— Кажется, да… — неуверенно сказала Ларочка.
— Ведь администратор — это лицо клиники. И если вы будете
встречать клиентов так же, как встречают пациентов в регистратуре
государственной поликлиники, намекая им на то, что они — мало того
— безнадёжно больны, да ещё и сами в этом виноваты, тогда сюда, в
этот кабинет, клиенты будут попадать с настроением, совершенно
непригодным для дальнейшей терапии. Дальнейшей, Ларочка! — здесь
доктор нарочито сделал восклицательный тон. — Ведь терапия
начинается со стойки администратора! — он замолчал и пристально
смотрел за реакцией Ларочки.
— Да, конечно, — поспешила ответить Ларочка, — вы абсолютно
правы, Дмитрий Борисович.
— Ну вот и ладненько, — констатировал доктор. — Тогда начнём
посвящать вас в наши дела.
— Я вся внимание, Дмитрий Борисович.
— Итак. Начнём с той женщины, которая последней вышла из этого
кабинета. С её именем, фамилией и прочими социальными условностями
вы сможете ознакомиться в её личном деле.
— Уже ознакомилась…
— О! Ангел мой! Ларочка! — Дмитрию Борисовичу была свойственна
кажущаяся со стороны наигранной, но на самом деле абсолютно
искренняя возбуждённость при радости. — Вы предвосхищаете мои
ожидания!
Ларочка вновь смущённо заулыбалась.
— Значит, — продолжил доктор, — вы в курсе её диагноза?

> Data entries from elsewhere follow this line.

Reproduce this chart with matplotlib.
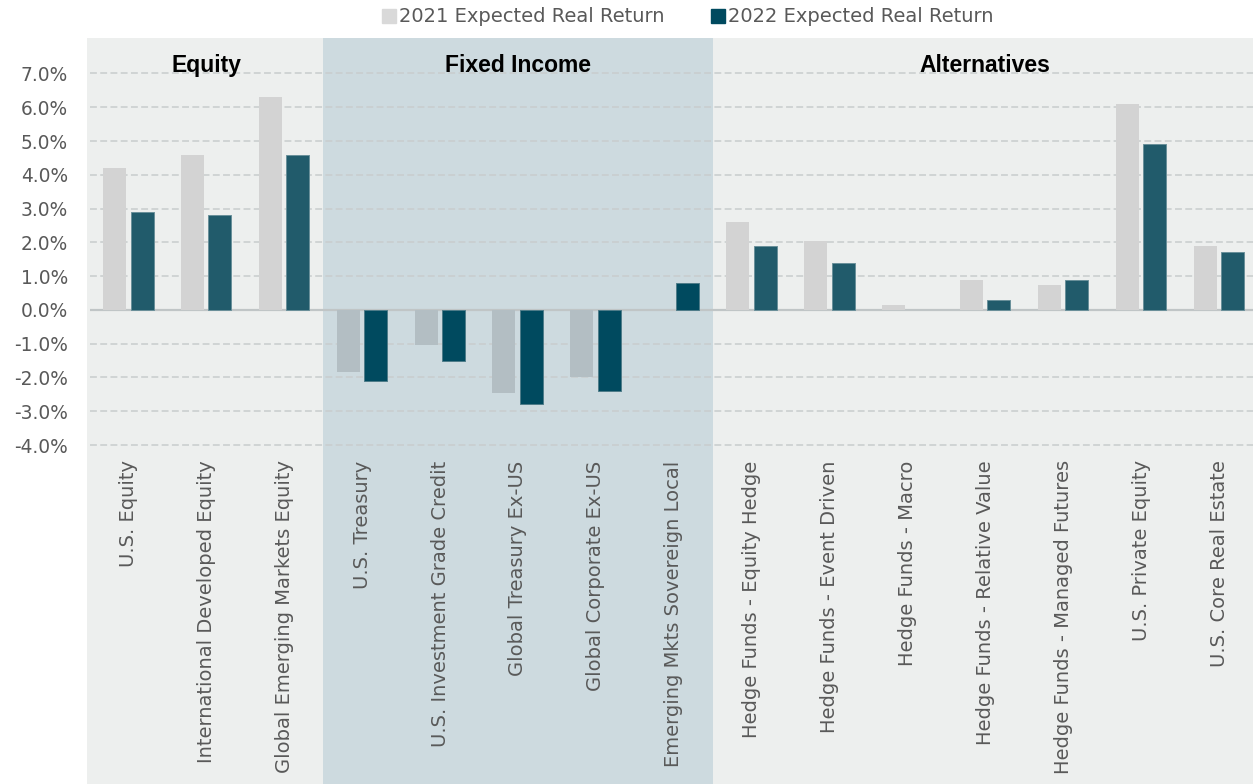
import matplotlib
matplotlib.use("Agg")
import matplotlib.pyplot as plt
import matplotlib.transforms as mtransforms
from matplotlib.patches import Rectangle
from matplotlib.lines import Line2D
import numpy as np

categories = [
    "U.S. Equity", "International Developed Equity", "Global Emerging Markets Equity",
    "U.S. Treasury", "U.S. Investment Grade Credit", "Global Treasury Ex-US",
    "Global Corporate Ex-US", "Emerging Mkts Sovereign Local",
    "Hedge Funds - Equity Hedge", "Hedge Funds - Event Driven", "Hedge Funds - Macro",
    "Hedge Funds - Relative Value", "Hedge Funds - Managed Futures",
    "U.S. Private Equity", "U.S. Core Real Estate",
]
ret_2021 = [4.2, 4.6, 6.3, -1.85, -1.05, -2.45, -2.0, 0.0,
            2.6, 2.05, 0.15, 0.9, 0.75, 6.1, 1.9]
ret_2022 = [2.9, 2.8, 4.6, -2.1, -1.5, -2.8, -2.4, 0.8,
            1.9, 1.4, 0.0, 0.3, 0.9, 4.9, 1.7]
series_names = ["2021 Expected Real Return", "2022 Expected Real Return"]
groups = ["Equity", "Fixed Income", "Alternatives"]
group_sizes = [3, 5, 7]
yticks = [7, 6, 5, 4, 3, 2, 1, 0, -1, -2, -3, -4]

plt.rcParams['font.family'] = ['DejaVu Sans']

W, H = 1253, 784
fig = plt.figure(figsize=(W / 100, H / 100), dpi=100)
fig.patch.set_facecolor('white')
ax_left, ax_right = 89.5, 1258
ax_top, ax_bot = 38, 448.4
ax = fig.add_axes([ax_left / W, 1 - ax_bot / H, (ax_right - ax_left) / W, (ax_bot - ax_top) / H])
ax.set_facecolor('none')

n = len(categories)
x = np.arange(n)
ax.set_xlim(-0.5, n - 0.5)
ax.set_ylim(-4.1, 8.05)

# background bands spanning plot + label area
trans = mtransforms.blended_transform_factory(ax.transData, fig.transFigure)
band_colors = ['#edefee', '#cddadf', '#edefee']
start = -0.5
bounds = []
for g, size, c in zip(groups, group_sizes, band_colors):
    r = Rectangle((start, 0), size, 1 - ax_top / H, transform=trans, facecolor=c,
                  edgecolor='none')
    fig.add_artist(r)
    r.set_zorder(-10)
    bounds.append((start, start + size))
    start += size
# fill tiny strip at far left of first band
fig.add_artist(Rectangle((87 / W, 0), 3 / W, 1 - ax_top / H, transform=fig.transFigure,
                         facecolor=band_colors[0], edgecolor='none', zorder=-11))
ax.set_zorder(1)

# gridlines
for t in yticks:
    if t == 0:
        ax.axhline(0, color='#c0c5c6', lw=1.6, zorder=2)
    else:
        ax.axhline(t, color='#c8cccd', lw=1.1, ls=(0, (4.5, 2.2)), zorder=1)

gi = []
for i, size in enumerate(group_sizes):
    gi += [i] * size
light, dark, dark_edge = [], [], []
for i in range(n):
    if gi[i] == 1:
        light.append('#b3bec3'); dark.append('#004a5f'); dark_edge.append('#4f7c89')
    else:
        light.append('#d3d3d3'); dark.append('#215b6b'); dark_edge.append('#6a909a')
dark_edge = [e if v != 0 else 'none' for e, v in zip(dark_edge, ret_2022)]

w = 0.295
ax.bar(x - 0.18, ret_2021, width=w, color=light, edgecolor='none', zorder=3)
ax.bar(x + 0.175, ret_2022, width=w, color=dark, edgecolor=dark_edge, lw=0.7, zorder=3)

fs = 14
ax.set_yticks(yticks)
ax.set_yticklabels([f"{t:.1f}%" for t in yticks], fontsize=13.4, color='#595959')
ax.set_xticks(x)
ax.set_xticklabels(categories, rotation=90, fontsize=fs, color='#595959', va='top', ha='center')
ax.tick_params(axis='both', length=0)
ax.tick_params(axis='x', pad=8.6)
ax.tick_params(axis='y', pad=15.5)
for s in ax.spines.values():
    s.set_visible(False)

for g, (a, b) in zip(groups, bounds):
    ax.text((a + b) / 2, 7.03, g, ha='center', va='baseline', fontsize=16.5,
            fontweight='bold', color='black', family=['Liberation Sans', 'DejaVu Sans'])

handles = [Line2D([], [], marker='s', ls='none', markersize=10, color='#d9d9d9'),
           Line2D([], [], marker='s', ls='none', markersize=10, color='#004a5f')]
fig.legend(handles, series_names, loc='center', bbox_to_anchor=(0.5487, 1 - 17 / H),
           ncol=2, frameon=False, fontsize=fs, labelcolor='#595959',
           handletextpad=0.12, columnspacing=2.35, handlelength=0.8,
           borderpad=0, borderaxespad=0)

fig.savefig('out.png', dpi=100, facecolor='white')
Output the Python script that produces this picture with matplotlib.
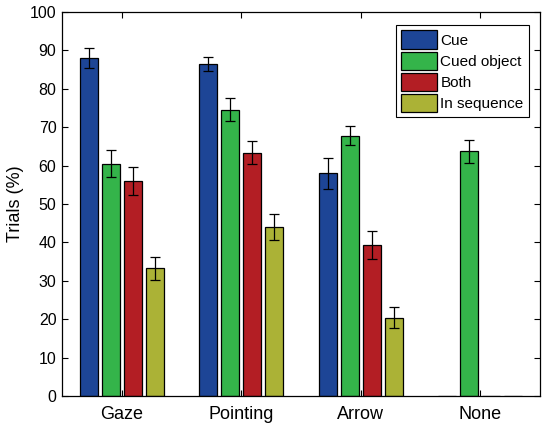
import numpy as np
import matplotlib
matplotlib.use("Agg")
import matplotlib.pyplot as plt

plt.rcParams["font.family"] = ["Liberation Sans", "DejaVu Sans"]

categories = ["Gaze", "Pointing", "Arrow", "None"]
series = ["Cue", "Cued object", "Both", "In sequence"]
colors = ["#1d4596", "#34b44a", "#b31e24", "#abb236"]

cue = [88.0, 86.5, 58.0, 0.0]
cue_err = [2.7, 1.8, 4.0, 0.0]
cued_object = [60.5, 74.6, 67.8, 63.8]
cued_object_err = [3.5, 2.9, 2.5, 3.0]
both = [56.0, 63.4, 39.4, 0.0]
both_err = [3.6, 3.0, 3.6, 0.0]
in_sequence = [33.3, 44.0, 20.4, 0.0]
in_sequence_err = [3.0, 3.3, 2.7, 0.0]

values = [cue, cued_object, both, in_sequence]
errors = [cue_err, cued_object_err, both_err, in_sequence_err]

fig = plt.figure(figsize=(5.46, 4.26), dpi=100)
ax = fig.add_axes([0.1136, 0.0704, 0.8754, 0.9014])

x = np.arange(1, len(categories) + 1)
step = 0.184
width = 0.15
for i, (name, vals, errs, col) in enumerate(zip(series, values, errors, colors)):
    pos = x + (i - 1.5) * step
    ax.bar(pos, vals, width, color=col, edgecolor="black", linewidth=0.9,
           label=name, zorder=2)
    e = np.array(errs)
    m = e > 0
    ax.errorbar(pos[m], np.array(vals)[m], yerr=e[m], fmt="none",
                ecolor="black", elinewidth=0.9, capsize=3.5, capthick=0.9,
                zorder=3)

ax.set_xlim(0.5, 4.5)
ax.set_ylim(0, 100)
ax.set_xticks(x)
ax.set_xticklabels(categories, fontsize=13)
ax.set_yticks(np.arange(0, 101, 10))
ax.tick_params(axis="y", labelsize=11.5, pad=4)
ax.tick_params(axis="x", pad=7)
ax.tick_params(direction="in", top=True, right=True, length=4, width=0.8)
ax.set_ylabel("Trials (%)", fontsize=13)
for s in ax.spines.values():
    s.set_linewidth(0.9)

leg = ax.legend(loc="upper right", bbox_to_anchor=(0.977, 0.966),
                borderaxespad=0, fontsize=11, fancybox=False,
                edgecolor="black", framealpha=1, handlelength=2.3,
                handleheight=1.45, handletextpad=0.25, labelspacing=0.2,
                borderpad=0.35)
leg.get_frame().set_linewidth(0.8)

fig.savefig("out.png", dpi=100)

— Да. Панические атаки вследствие посттравматического
стрессового расстройства.
— Панические атаки вследствие посттравматического стрессового
расстройства, — академическим тоном повторил доктор. — Чувствуете,
Ларочка, всю обезличенность этих слов?
— Хм… — Ларочка на мгновение задумалась. — Пожалуй, да.
— А теперь, Ларочка, я расскажу вам историю этой женщины, — и с
иронией добавил: — Она чуточку длиннее, чем эта обезличенная
фраза.
Ларочка в преддверии рассказа отхлебнула чаю.
— Эта женщина, — начал доктор, — и её муж — двое одиноких
стариков. Но так было не всегда. Около тридцати лет назад у
счастливой пары родился ребёнок. Сын. Родители в нём души не чаяли.
Не сказать, что они его баловали. Что касается вопросов
безопасности и образования — родители были довольно строги с ним,
но при этом каждый раз объясняли ему, в чём причина такой
строгости: в том, что они любят его и желают ему лучшего будущего.
Объясняли до такой степени, пока не видели в глазах ребёнка
понимающий взгляд. По крайней мере, родителям так казалось, или они
просто хотели верить, что этот взгляд был понимающим.